INPUT ROWS.
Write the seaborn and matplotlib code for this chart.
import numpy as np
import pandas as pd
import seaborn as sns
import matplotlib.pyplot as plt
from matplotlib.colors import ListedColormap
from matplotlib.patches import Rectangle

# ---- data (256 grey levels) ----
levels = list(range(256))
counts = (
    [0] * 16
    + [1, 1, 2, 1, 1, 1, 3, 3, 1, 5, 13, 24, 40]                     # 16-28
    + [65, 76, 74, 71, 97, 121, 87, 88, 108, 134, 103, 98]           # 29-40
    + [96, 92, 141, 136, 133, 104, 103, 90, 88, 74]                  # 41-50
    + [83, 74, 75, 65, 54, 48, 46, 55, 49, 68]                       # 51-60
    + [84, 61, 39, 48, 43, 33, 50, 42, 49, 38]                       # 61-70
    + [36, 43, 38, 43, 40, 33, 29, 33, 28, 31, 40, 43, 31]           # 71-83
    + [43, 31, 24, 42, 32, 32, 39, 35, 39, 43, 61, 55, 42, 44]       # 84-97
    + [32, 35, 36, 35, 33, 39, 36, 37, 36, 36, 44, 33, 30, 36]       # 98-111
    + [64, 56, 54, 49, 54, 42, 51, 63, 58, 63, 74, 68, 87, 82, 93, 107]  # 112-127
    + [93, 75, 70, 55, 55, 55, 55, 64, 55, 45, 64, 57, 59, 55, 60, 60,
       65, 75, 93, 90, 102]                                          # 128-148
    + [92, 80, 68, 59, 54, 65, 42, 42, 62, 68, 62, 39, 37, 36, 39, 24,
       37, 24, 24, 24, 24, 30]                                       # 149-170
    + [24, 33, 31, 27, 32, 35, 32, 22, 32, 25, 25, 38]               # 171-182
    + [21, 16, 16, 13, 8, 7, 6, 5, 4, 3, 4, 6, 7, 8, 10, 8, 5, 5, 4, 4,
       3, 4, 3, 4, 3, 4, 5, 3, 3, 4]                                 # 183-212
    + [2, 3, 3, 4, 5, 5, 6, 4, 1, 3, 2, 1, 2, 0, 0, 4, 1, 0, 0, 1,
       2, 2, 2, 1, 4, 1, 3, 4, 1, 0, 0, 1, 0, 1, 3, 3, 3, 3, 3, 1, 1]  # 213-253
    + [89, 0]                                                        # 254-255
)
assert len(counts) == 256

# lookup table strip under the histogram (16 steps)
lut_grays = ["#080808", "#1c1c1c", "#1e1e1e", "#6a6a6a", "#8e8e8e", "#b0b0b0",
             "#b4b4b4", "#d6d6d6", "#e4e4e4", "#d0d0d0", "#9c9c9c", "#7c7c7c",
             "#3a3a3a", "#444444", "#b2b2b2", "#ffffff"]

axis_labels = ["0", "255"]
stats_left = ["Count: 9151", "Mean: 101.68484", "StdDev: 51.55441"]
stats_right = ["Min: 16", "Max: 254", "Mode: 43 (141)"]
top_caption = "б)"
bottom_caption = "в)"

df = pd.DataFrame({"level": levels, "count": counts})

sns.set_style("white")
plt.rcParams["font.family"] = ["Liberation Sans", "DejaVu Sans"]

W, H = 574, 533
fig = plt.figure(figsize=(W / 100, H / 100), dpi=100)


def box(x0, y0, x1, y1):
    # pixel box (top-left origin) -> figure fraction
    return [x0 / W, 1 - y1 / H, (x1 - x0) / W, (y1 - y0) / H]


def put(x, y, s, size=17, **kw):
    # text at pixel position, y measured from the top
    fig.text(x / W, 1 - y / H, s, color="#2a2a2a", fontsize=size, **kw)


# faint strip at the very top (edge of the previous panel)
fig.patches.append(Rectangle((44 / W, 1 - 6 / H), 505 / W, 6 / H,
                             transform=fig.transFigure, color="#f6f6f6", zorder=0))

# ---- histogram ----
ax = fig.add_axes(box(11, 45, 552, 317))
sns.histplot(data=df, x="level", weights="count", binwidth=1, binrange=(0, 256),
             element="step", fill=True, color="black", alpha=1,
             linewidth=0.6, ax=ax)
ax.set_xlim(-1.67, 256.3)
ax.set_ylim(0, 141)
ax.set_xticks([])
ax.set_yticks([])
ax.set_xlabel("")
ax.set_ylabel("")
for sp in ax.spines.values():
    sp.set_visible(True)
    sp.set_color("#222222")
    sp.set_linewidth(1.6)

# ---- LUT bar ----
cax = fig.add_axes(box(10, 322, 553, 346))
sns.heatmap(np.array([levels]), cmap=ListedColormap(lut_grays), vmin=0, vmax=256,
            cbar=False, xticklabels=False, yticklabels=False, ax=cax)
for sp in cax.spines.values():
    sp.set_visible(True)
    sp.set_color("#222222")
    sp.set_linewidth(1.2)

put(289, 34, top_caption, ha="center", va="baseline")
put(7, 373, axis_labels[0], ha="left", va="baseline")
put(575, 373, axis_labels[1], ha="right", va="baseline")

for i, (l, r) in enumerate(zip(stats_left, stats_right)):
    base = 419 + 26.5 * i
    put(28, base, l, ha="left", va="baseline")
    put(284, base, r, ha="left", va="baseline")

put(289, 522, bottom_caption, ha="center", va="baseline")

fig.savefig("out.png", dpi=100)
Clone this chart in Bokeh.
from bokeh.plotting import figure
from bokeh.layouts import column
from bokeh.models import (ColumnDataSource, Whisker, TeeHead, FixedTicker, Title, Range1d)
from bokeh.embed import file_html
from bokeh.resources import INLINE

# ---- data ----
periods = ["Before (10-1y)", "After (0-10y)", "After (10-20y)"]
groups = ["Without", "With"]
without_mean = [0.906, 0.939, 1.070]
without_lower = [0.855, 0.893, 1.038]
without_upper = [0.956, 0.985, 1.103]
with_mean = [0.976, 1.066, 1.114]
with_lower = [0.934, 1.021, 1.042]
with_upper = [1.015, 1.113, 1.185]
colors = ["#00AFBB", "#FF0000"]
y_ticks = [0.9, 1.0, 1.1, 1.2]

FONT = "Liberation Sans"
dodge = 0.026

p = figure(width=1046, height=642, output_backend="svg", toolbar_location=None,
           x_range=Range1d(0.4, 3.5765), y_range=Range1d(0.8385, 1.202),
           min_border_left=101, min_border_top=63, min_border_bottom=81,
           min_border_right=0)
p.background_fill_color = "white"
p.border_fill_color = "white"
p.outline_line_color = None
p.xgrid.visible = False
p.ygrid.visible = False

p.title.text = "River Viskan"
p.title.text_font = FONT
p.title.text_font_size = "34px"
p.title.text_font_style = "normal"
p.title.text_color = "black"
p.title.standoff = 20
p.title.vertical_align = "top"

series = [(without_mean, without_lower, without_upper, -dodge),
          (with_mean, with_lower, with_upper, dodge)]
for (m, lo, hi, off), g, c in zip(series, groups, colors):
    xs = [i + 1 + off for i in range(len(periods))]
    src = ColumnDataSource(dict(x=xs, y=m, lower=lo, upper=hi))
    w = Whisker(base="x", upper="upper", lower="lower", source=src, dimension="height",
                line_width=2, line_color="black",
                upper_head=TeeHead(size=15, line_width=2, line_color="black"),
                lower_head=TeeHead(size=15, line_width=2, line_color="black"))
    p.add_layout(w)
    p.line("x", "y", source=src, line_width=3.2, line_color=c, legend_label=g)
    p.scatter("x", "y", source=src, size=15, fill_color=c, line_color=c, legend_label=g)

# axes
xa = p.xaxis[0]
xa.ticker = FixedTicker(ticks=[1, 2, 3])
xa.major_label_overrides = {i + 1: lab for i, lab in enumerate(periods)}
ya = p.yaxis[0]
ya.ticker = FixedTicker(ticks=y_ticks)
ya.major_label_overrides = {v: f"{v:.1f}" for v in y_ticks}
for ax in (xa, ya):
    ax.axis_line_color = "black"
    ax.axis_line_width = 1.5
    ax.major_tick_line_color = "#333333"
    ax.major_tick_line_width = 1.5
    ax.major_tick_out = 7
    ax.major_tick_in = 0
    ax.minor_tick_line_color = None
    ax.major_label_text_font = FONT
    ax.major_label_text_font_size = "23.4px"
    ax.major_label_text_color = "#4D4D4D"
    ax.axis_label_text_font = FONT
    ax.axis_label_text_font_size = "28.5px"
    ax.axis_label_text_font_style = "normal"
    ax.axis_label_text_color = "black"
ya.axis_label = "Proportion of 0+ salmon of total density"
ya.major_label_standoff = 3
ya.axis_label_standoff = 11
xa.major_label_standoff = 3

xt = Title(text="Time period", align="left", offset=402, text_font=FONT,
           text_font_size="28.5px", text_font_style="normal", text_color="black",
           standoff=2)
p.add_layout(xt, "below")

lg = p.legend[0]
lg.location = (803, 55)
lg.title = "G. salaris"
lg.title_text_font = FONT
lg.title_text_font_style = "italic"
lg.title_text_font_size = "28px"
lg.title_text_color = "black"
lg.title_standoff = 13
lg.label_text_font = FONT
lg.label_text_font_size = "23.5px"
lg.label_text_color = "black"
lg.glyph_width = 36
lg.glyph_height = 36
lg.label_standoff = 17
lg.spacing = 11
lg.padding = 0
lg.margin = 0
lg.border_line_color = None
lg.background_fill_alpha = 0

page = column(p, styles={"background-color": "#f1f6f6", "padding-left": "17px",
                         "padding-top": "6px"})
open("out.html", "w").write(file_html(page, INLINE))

STATED EXERCISE. Set down, exactly as written, each line of the data from its opening line through the one containing "from matplotlib.patches import Rectangle". Output nothing more.

OUTPUT OF THE EXERCISE.
Write the seaborn and matplotlib code for this chart.
import numpy as np
import pandas as pd
import seaborn as sns
import matplotlib.pyplot as plt
from matplotlib.colors import ListedColormap
from matplotlib.patches import Rectangle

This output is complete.